(PROVIDED DATA):
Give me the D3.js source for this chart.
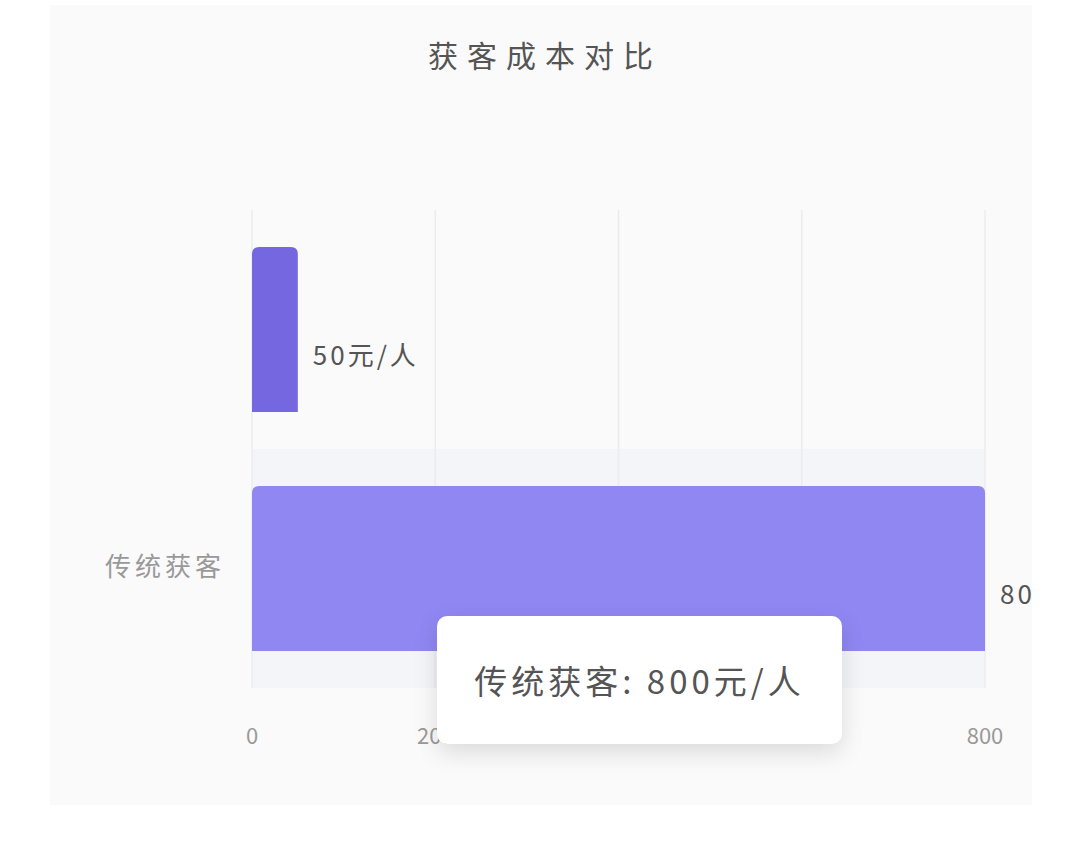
* * *
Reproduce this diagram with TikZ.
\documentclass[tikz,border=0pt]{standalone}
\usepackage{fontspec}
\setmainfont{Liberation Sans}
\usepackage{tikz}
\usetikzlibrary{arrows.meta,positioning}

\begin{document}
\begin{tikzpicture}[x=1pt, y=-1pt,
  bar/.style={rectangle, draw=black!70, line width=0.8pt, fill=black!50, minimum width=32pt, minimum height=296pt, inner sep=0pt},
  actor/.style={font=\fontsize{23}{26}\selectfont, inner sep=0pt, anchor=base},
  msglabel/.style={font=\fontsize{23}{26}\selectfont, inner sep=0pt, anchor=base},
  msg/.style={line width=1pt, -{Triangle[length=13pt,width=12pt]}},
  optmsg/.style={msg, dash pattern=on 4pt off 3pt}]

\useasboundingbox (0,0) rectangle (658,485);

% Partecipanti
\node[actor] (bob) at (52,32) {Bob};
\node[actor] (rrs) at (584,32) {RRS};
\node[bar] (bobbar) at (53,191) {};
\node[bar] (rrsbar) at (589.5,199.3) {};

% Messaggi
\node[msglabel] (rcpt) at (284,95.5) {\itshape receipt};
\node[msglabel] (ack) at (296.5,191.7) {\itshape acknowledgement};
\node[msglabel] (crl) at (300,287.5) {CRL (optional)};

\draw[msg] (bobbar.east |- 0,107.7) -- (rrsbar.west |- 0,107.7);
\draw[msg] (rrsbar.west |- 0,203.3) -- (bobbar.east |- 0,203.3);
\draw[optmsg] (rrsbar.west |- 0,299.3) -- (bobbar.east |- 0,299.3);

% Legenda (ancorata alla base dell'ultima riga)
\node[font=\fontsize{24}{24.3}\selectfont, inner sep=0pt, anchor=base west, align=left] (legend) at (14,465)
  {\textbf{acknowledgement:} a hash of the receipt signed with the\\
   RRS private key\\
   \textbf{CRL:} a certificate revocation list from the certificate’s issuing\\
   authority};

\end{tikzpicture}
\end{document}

(WHAT YOU WILL DO): Look through the entries above for the word "this". Copy every line where it shows up.

(WRITTEN RESPONSE):
Give me the D3.js source for this chart.
Reproduce this diagram with TikZ.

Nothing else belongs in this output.